[Stored data entries]
-.-.-

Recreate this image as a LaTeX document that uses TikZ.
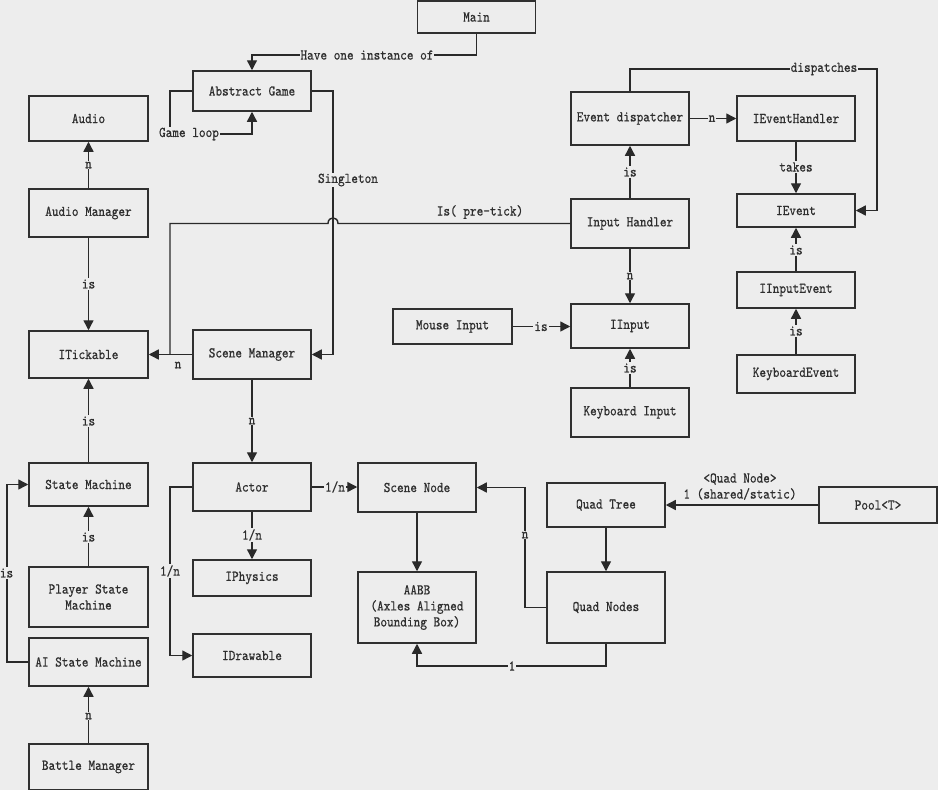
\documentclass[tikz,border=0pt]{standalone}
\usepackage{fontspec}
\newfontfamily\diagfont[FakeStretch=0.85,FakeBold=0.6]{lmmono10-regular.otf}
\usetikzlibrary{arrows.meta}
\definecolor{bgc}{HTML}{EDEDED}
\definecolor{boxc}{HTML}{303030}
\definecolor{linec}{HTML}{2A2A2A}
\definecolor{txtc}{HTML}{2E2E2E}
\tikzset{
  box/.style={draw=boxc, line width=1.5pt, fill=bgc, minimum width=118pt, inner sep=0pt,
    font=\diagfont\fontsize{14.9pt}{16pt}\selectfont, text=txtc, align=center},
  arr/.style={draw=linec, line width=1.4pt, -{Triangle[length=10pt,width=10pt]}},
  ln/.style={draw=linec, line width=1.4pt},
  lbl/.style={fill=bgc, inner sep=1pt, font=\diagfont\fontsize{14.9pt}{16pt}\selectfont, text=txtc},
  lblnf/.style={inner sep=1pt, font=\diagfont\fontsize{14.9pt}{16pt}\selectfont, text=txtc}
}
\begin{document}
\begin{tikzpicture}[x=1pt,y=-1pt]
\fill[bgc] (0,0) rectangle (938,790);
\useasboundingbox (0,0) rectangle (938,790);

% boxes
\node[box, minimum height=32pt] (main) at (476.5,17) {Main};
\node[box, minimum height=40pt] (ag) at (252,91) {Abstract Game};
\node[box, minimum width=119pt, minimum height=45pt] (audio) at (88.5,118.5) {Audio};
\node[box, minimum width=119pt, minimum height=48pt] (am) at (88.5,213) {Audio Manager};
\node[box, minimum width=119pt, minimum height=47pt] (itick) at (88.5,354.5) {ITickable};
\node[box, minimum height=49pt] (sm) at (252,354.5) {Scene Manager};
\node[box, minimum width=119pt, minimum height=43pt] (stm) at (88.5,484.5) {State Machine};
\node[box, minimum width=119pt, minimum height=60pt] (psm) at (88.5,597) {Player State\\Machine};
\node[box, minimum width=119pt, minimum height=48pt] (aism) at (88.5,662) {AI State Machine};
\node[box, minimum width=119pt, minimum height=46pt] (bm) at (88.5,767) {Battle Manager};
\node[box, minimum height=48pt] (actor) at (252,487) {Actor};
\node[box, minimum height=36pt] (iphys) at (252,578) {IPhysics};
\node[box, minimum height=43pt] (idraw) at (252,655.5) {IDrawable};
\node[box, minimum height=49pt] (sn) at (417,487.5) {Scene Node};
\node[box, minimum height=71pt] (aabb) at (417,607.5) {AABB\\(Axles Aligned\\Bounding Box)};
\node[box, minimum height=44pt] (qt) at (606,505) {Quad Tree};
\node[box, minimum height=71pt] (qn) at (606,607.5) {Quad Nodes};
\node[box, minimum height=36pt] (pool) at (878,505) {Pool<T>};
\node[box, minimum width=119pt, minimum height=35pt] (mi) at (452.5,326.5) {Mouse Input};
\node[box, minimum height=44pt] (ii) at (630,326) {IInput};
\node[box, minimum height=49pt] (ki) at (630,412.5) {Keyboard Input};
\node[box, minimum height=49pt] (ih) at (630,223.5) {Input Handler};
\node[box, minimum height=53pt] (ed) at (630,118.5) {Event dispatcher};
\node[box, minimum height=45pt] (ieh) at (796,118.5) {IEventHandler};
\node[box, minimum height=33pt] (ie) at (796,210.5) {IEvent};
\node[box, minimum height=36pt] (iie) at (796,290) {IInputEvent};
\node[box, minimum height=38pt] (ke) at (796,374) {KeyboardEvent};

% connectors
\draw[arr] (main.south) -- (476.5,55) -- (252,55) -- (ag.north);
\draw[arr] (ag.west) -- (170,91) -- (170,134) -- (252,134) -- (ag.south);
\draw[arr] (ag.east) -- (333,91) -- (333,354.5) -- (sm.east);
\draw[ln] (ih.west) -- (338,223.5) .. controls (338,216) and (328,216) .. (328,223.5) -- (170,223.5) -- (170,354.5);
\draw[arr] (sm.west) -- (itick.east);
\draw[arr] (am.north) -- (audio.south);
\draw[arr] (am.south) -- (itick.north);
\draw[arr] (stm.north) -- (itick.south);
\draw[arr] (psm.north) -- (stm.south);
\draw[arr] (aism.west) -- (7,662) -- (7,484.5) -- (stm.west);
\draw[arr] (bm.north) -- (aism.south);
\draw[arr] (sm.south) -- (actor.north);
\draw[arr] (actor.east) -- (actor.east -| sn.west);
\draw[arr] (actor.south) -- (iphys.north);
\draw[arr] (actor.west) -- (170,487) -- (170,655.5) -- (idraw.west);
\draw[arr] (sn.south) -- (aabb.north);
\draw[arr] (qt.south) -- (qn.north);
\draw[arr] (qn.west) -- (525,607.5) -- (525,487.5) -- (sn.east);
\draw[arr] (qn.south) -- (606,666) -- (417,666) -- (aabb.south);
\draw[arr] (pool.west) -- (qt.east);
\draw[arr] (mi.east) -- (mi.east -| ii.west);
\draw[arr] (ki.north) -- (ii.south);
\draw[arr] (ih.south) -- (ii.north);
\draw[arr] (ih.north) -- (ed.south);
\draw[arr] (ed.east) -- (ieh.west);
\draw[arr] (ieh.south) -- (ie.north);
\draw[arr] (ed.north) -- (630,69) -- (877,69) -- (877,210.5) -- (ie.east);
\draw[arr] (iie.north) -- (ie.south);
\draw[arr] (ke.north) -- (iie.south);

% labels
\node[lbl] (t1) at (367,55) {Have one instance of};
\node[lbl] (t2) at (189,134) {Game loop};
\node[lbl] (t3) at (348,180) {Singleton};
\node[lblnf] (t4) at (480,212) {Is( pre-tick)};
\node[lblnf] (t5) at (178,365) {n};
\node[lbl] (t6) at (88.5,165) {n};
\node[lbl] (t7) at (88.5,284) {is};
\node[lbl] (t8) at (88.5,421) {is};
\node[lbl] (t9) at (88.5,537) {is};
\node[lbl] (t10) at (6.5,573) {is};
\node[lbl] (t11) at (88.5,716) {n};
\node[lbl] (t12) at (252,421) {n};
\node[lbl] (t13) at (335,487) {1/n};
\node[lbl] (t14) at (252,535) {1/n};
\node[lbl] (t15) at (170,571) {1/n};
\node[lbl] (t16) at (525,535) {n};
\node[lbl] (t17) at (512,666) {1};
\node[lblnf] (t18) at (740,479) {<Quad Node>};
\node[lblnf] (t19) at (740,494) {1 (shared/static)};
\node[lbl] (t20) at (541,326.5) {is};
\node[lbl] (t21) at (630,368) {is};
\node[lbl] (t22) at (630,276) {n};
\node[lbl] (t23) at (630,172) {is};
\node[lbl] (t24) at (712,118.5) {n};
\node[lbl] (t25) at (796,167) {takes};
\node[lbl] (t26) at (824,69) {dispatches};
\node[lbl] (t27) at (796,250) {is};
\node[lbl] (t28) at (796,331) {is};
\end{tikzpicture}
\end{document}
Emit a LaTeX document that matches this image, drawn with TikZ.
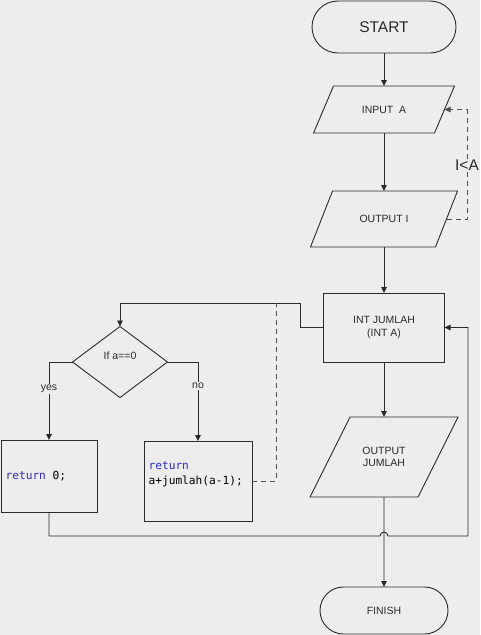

-.-.-

GIVEN PROBLEM
Restate the data above word for word. Skip every picture.

FINISHED ANSWER
Recreate this image as a LaTeX document that uses TikZ.
\documentclass[tikz,border=0pt]{standalone}
\usepackage{fontspec}
\newfontfamily\diagfont[FakeStretch=0.85,FakeBold=0.6]{lmmono10-regular.otf}
\usetikzlibrary{arrows.meta}
\definecolor{bgc}{HTML}{EDEDED}
\definecolor{boxc}{HTML}{303030}
\definecolor{linec}{HTML}{2A2A2A}
\definecolor{txtc}{HTML}{2E2E2E}
\tikzset{
  box/.style={draw=boxc, line width=1.5pt, fill=bgc, minimum width=118pt, inner sep=0pt,
    font=\diagfont\fontsize{14.9pt}{16pt}\selectfont, text=txtc, align=center},
  arr/.style={draw=linec, line width=1.4pt, -{Triangle[length=10pt,width=10pt]}},
  ln/.style={draw=linec, line width=1.4pt},
  lbl/.style={fill=bgc, inner sep=1pt, font=\diagfont\fontsize{14.9pt}{16pt}\selectfont, text=txtc},
  lblnf/.style={inner sep=1pt, font=\diagfont\fontsize{14.9pt}{16pt}\selectfont, text=txtc}
}
\begin{document}
\begin{tikzpicture}[x=1pt,y=-1pt]
\fill[bgc] (0,0) rectangle (938,790);
\useasboundingbox (0,0) rectangle (938,790);

% boxes
\node[box, minimum height=32pt] (main) at (476.5,17) {Main};
\node[box, minimum height=40pt] (ag) at (252,91) {Abstract Game};
\node[box, minimum width=119pt, minimum height=45pt] (audio) at (88.5,118.5) {Audio};
\node[box, minimum width=119pt, minimum height=48pt] (am) at (88.5,213) {Audio Manager};
\node[box, minimum width=119pt, minimum height=47pt] (itick) at (88.5,354.5) {ITickable};
\node[box, minimum height=49pt] (sm) at (252,354.5) {Scene Manager};
\node[box, minimum width=119pt, minimum height=43pt] (stm) at (88.5,484.5) {State Machine};
\node[box, minimum width=119pt, minimum height=60pt] (psm) at (88.5,597) {Player State\\Machine};
\node[box, minimum width=119pt, minimum height=48pt] (aism) at (88.5,662) {AI State Machine};
\node[box, minimum width=119pt, minimum height=46pt] (bm) at (88.5,767) {Battle Manager};
\node[box, minimum height=48pt] (actor) at (252,487) {Actor};
\node[box, minimum height=36pt] (iphys) at (252,578) {IPhysics};
\node[box, minimum height=43pt] (idraw) at (252,655.5) {IDrawable};
\node[box, minimum height=49pt] (sn) at (417,487.5) {Scene Node};
\node[box, minimum height=71pt] (aabb) at (417,607.5) {AABB\\(Axles Aligned\\Bounding Box)};
\node[box, minimum height=44pt] (qt) at (606,505) {Quad Tree};
\node[box, minimum height=71pt] (qn) at (606,607.5) {Quad Nodes};
\node[box, minimum height=36pt] (pool) at (878,505) {Pool<T>};
\node[box, minimum width=119pt, minimum height=35pt] (mi) at (452.5,326.5) {Mouse Input};
\node[box, minimum height=44pt] (ii) at (630,326) {IInput};
\node[box, minimum height=49pt] (ki) at (630,412.5) {Keyboard Input};
\node[box, minimum height=49pt] (ih) at (630,223.5) {Input Handler};
\node[box, minimum height=53pt] (ed) at (630,118.5) {Event dispatcher};
\node[box, minimum height=45pt] (ieh) at (796,118.5) {IEventHandler};
\node[box, minimum height=33pt] (ie) at (796,210.5) {IEvent};
\node[box, minimum height=36pt] (iie) at (796,290) {IInputEvent};
\node[box, minimum height=38pt] (ke) at (796,374) {KeyboardEvent};

% connectors
\draw[arr] (main.south) -- (476.5,55) -- (252,55) -- (ag.north);
\draw[arr] (ag.west) -- (170,91) -- (170,134) -- (252,134) -- (ag.south);
\draw[arr] (ag.east) -- (333,91) -- (333,354.5) -- (sm.east);
\draw[ln] (ih.west) -- (338,223.5) .. controls (338,216) and (328,216) .. (328,223.5) -- (170,223.5) -- (170,354.5);
\draw[arr] (sm.west) -- (itick.east);
\draw[arr] (am.north) -- (audio.south);
\draw[arr] (am.south) -- (itick.north);
\draw[arr] (stm.north) -- (itick.south);
\draw[arr] (psm.north) -- (stm.south);
\draw[arr] (aism.west) -- (7,662) -- (7,484.5) -- (stm.west);
\draw[arr] (bm.north) -- (aism.south);
\draw[arr] (sm.south) -- (actor.north);
\draw[arr] (actor.east) -- (actor.east -| sn.west);
\draw[arr] (actor.south) -- (iphys.north);
\draw[arr] (actor.west) -- (170,487) -- (170,655.5) -- (idraw.west);
\draw[arr] (sn.south) -- (aabb.north);
\draw[arr] (qt.south) -- (qn.north);
\draw[arr] (qn.west) -- (525,607.5) -- (525,487.5) -- (sn.east);
\draw[arr] (qn.south) -- (606,666) -- (417,666) -- (aabb.south);
\draw[arr] (pool.west) -- (qt.east);
\draw[arr] (mi.east) -- (mi.east -| ii.west);
\draw[arr] (ki.north) -- (ii.south);
\draw[arr] (ih.south) -- (ii.north);
\draw[arr] (ih.north) -- (ed.south);
\draw[arr] (ed.east) -- (ieh.west);
\draw[arr] (ieh.south) -- (ie.north);
\draw[arr] (ed.north) -- (630,69) -- (877,69) -- (877,210.5) -- (ie.east);
\draw[arr] (iie.north) -- (ie.south);
\draw[arr] (ke.north) -- (iie.south);

% labels
\node[lbl] (t1) at (367,55) {Have one instance of};
\node[lbl] (t2) at (189,134) {Game loop};
\node[lbl] (t3) at (348,180) {Singleton};
\node[lblnf] (t4) at (480,212) {Is( pre-tick)};
\node[lblnf] (t5) at (178,365) {n};
\node[lbl] (t6) at (88.5,165) {n};
\node[lbl] (t7) at (88.5,284) {is};
\node[lbl] (t8) at (88.5,421) {is};
\node[lbl] (t9) at (88.5,537) {is};
\node[lbl] (t10) at (6.5,573) {is};
\node[lbl] (t11) at (88.5,716) {n};
\node[lbl] (t12) at (252,421) {n};
\node[lbl] (t13) at (335,487) {1/n};
\node[lbl] (t14) at (252,535) {1/n};
\node[lbl] (t15) at (170,571) {1/n};
\node[lbl] (t16) at (525,535) {n};
\node[lbl] (t17) at (512,666) {1};
\node[lblnf] (t18) at (740,479) {<Quad Node>};
\node[lblnf] (t19) at (740,494) {1 (shared/static)};
\node[lbl] (t20) at (541,326.5) {is};
\node[lbl] (t21) at (630,368) {is};
\node[lbl] (t22) at (630,276) {n};
\node[lbl] (t23) at (630,172) {is};
\node[lbl] (t24) at (712,118.5) {n};
\node[lbl] (t25) at (796,167) {takes};
\node[lbl] (t26) at (824,69) {dispatches};
\node[lbl] (t27) at (796,250) {is};
\node[lbl] (t28) at (796,331) {is};
\end{tikzpicture}
\end{document}
Emit a LaTeX document that matches this image, drawn with TikZ.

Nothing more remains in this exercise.